Data provided
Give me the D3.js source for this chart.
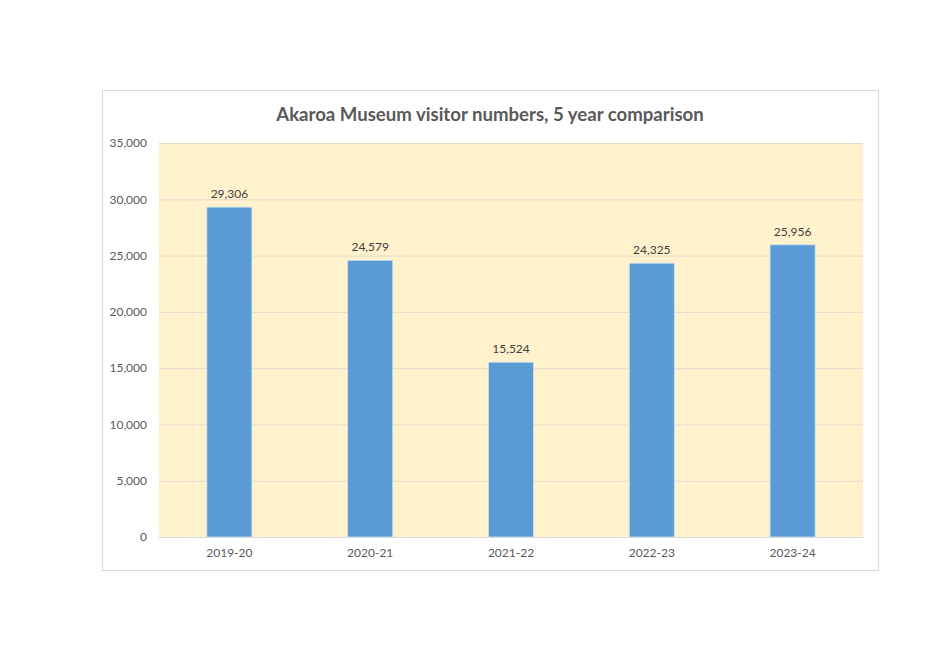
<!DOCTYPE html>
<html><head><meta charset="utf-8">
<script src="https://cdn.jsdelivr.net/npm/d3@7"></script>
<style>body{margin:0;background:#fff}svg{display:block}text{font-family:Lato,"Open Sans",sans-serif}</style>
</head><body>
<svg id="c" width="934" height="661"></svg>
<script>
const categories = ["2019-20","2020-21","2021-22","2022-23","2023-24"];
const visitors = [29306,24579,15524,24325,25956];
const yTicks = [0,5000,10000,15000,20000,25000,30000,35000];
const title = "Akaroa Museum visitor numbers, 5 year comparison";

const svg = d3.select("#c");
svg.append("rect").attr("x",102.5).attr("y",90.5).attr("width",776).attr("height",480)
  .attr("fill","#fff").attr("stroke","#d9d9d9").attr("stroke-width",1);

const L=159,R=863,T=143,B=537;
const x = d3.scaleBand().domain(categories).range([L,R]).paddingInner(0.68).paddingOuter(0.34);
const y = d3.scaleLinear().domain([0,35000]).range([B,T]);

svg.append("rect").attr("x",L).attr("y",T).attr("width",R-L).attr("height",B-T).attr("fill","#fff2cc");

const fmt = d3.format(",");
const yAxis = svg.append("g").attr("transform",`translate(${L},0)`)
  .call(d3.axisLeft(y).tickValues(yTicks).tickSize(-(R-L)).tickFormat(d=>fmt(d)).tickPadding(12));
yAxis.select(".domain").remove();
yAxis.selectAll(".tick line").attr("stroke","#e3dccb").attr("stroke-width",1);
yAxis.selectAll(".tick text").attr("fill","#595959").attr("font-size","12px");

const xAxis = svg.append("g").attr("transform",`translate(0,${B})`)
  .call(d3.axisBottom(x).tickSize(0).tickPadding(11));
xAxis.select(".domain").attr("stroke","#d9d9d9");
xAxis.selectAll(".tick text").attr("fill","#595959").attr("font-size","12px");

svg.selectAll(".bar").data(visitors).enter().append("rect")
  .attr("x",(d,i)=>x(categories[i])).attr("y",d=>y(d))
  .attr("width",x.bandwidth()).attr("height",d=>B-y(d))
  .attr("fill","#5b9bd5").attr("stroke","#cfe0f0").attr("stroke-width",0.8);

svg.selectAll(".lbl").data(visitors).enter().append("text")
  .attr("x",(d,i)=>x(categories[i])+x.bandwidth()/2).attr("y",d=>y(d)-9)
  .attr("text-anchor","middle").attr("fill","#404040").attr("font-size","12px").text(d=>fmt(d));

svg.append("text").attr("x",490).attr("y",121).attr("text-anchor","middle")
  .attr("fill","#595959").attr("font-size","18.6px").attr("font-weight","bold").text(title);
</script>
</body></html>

Exercise brief
Transcribe the whole listing exactly. Pictures stay out of your copy.

Result of the task
Give me the D3.js source for this chart.
<!DOCTYPE html>
<html><head><meta charset="utf-8">
<script src="https://cdn.jsdelivr.net/npm/d3@7"></script>
<style>body{margin:0;background:#fff}svg{display:block}text{font-family:Lato,"Open Sans",sans-serif}</style>
</head><body>
<svg id="c" width="934" height="661"></svg>
<script>
const categories = ["2019-20","2020-21","2021-22","2022-23","2023-24"];
const visitors = [29306,24579,15524,24325,25956];
const yTicks = [0,5000,10000,15000,20000,25000,30000,35000];
const title = "Akaroa Museum visitor numbers, 5 year comparison";

const svg = d3.select("#c");
svg.append("rect").attr("x",102.5).attr("y",90.5).attr("width",776).attr("height",480)
  .attr("fill","#fff").attr("stroke","#d9d9d9").attr("stroke-width",1);

const L=159,R=863,T=143,B=537;
const x = d3.scaleBand().domain(categories).range([L,R]).paddingInner(0.68).paddingOuter(0.34);
const y = d3.scaleLinear().domain([0,35000]).range([B,T]);

svg.append("rect").attr("x",L).attr("y",T).attr("width",R-L).attr("height",B-T).attr("fill","#fff2cc");

const fmt = d3.format(",");
const yAxis = svg.append("g").attr("transform",`translate(${L},0)`)
  .call(d3.axisLeft(y).tickValues(yTicks).tickSize(-(R-L)).tickFormat(d=>fmt(d)).tickPadding(12));
yAxis.select(".domain").remove();
yAxis.selectAll(".tick line").attr("stroke","#e3dccb").attr("stroke-width",1);
yAxis.selectAll(".tick text").attr("fill","#595959").attr("font-size","12px");

const xAxis = svg.append("g").attr("transform",`translate(0,${B})`)
  .call(d3.axisBottom(x).tickSize(0).tickPadding(11));
xAxis.select(".domain").attr("stroke","#d9d9d9");
xAxis.selectAll(".tick text").attr("fill","#595959").attr("font-size","12px");

svg.selectAll(".bar").data(visitors).enter().append("rect")
  .attr("x",(d,i)=>x(categories[i])).attr("y",d=>y(d))
  .attr("width",x.bandwidth()).attr("height",d=>B-y(d))
  .attr("fill","#5b9bd5").attr("stroke","#cfe0f0").attr("stroke-width",0.8);

svg.selectAll(".lbl").data(visitors).enter().append("text")
  .attr("x",(d,i)=>x(categories[i])+x.bandwidth()/2).attr("y",d=>y(d)-9)
  .attr("text-anchor","middle").attr("fill","#404040").attr("font-size","12px").text(d=>fmt(d));

svg.append("text").attr("x",490).attr("y",121).attr("text-anchor","middle")
  .attr("fill","#595959").attr("font-size","18.6px").attr("font-weight","bold").text(title);
</script>
</body></html>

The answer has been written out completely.